▸ GIVEN EXERCISE
Write out the material again word for word, dropping any images it holds.

▸ DATASET CONTENT

#####

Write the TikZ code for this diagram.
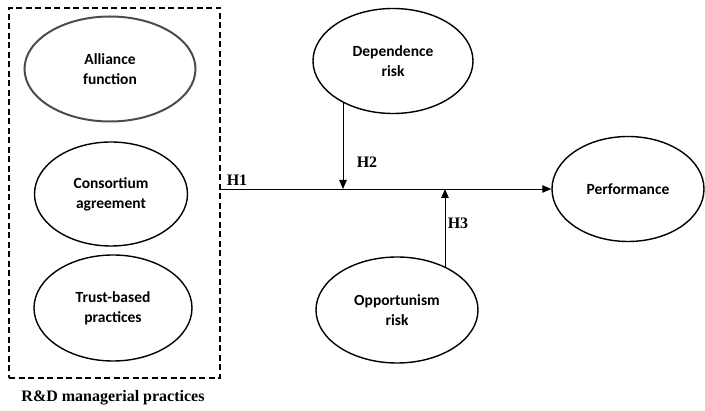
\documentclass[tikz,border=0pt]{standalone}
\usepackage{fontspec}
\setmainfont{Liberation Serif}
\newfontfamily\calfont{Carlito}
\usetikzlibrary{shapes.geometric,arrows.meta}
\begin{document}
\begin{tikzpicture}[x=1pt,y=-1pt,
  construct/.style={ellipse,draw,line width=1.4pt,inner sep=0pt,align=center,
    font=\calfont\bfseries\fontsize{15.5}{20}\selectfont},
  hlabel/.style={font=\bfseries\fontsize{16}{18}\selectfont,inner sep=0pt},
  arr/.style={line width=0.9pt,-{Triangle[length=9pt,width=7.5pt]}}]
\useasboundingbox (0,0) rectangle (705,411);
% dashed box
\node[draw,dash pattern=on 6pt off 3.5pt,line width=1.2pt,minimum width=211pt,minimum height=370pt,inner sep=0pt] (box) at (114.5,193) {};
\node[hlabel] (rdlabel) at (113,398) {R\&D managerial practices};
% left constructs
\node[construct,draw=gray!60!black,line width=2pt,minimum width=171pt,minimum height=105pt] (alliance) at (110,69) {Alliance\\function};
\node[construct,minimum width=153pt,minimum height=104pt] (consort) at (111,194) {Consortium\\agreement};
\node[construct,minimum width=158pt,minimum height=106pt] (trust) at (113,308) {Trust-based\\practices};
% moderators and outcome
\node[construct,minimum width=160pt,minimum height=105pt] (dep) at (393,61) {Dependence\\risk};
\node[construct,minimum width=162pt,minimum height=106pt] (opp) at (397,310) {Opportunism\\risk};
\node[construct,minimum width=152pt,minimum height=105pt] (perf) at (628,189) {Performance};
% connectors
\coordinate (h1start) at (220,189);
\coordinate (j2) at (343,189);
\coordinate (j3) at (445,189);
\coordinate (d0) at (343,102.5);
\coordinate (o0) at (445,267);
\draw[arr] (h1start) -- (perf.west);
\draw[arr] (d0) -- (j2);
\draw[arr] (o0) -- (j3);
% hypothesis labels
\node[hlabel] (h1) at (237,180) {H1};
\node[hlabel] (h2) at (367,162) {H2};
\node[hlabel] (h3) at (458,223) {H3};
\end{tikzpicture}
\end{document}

#####

▸ EXERCISE ANSWER
Write the TikZ code for this diagram.
\documentclass[tikz,border=0pt]{standalone}
\usepackage{fontspec}
\setmainfont{Liberation Serif}
\newfontfamily\calfont{Carlito}
\usetikzlibrary{shapes.geometric,arrows.meta}
\begin{document}
\begin{tikzpicture}[x=1pt,y=-1pt,
  construct/.style={ellipse,draw,line width=1.4pt,inner sep=0pt,align=center,
    font=\calfont\bfseries\fontsize{15.5}{20}\selectfont},
  hlabel/.style={font=\bfseries\fontsize{16}{18}\selectfont,inner sep=0pt},
  arr/.style={line width=0.9pt,-{Triangle[length=9pt,width=7.5pt]}}]
\useasboundingbox (0,0) rectangle (705,411);
% dashed box
\node[draw,dash pattern=on 6pt off 3.5pt,line width=1.2pt,minimum width=211pt,minimum height=370pt,inner sep=0pt] (box) at (114.5,193) {};
\node[hlabel] (rdlabel) at (113,398) {R\&D managerial practices};
% left constructs
\node[construct,draw=gray!60!black,line width=2pt,minimum width=171pt,minimum height=105pt] (alliance) at (110,69) {Alliance\\function};
\node[construct,minimum width=153pt,minimum height=104pt] (consort) at (111,194) {Consortium\\agreement};
\node[construct,minimum width=158pt,minimum height=106pt] (trust) at (113,308) {Trust-based\\practices};
% moderators and outcome
\node[construct,minimum width=160pt,minimum height=105pt] (dep) at (393,61) {Dependence\\risk};
\node[construct,minimum width=162pt,minimum height=106pt] (opp) at (397,310) {Opportunism\\risk};
\node[construct,minimum width=152pt,minimum height=105pt] (perf) at (628,189) {Performance};
% connectors
\coordinate (h1start) at (220,189);
\coordinate (j2) at (343,189);
\coordinate (j3) at (445,189);
\coordinate (d0) at (343,102.5);
\coordinate (o0) at (445,267);
\draw[arr] (h1start) -- (perf.west);
\draw[arr] (d0) -- (j2);
\draw[arr] (o0) -- (j3);
% hypothesis labels
\node[hlabel] (h1) at (237,180) {H1};
\node[hlabel] (h2) at (367,162) {H2};
\node[hlabel] (h3) at (458,223) {H3};
\end{tikzpicture}
\end{document}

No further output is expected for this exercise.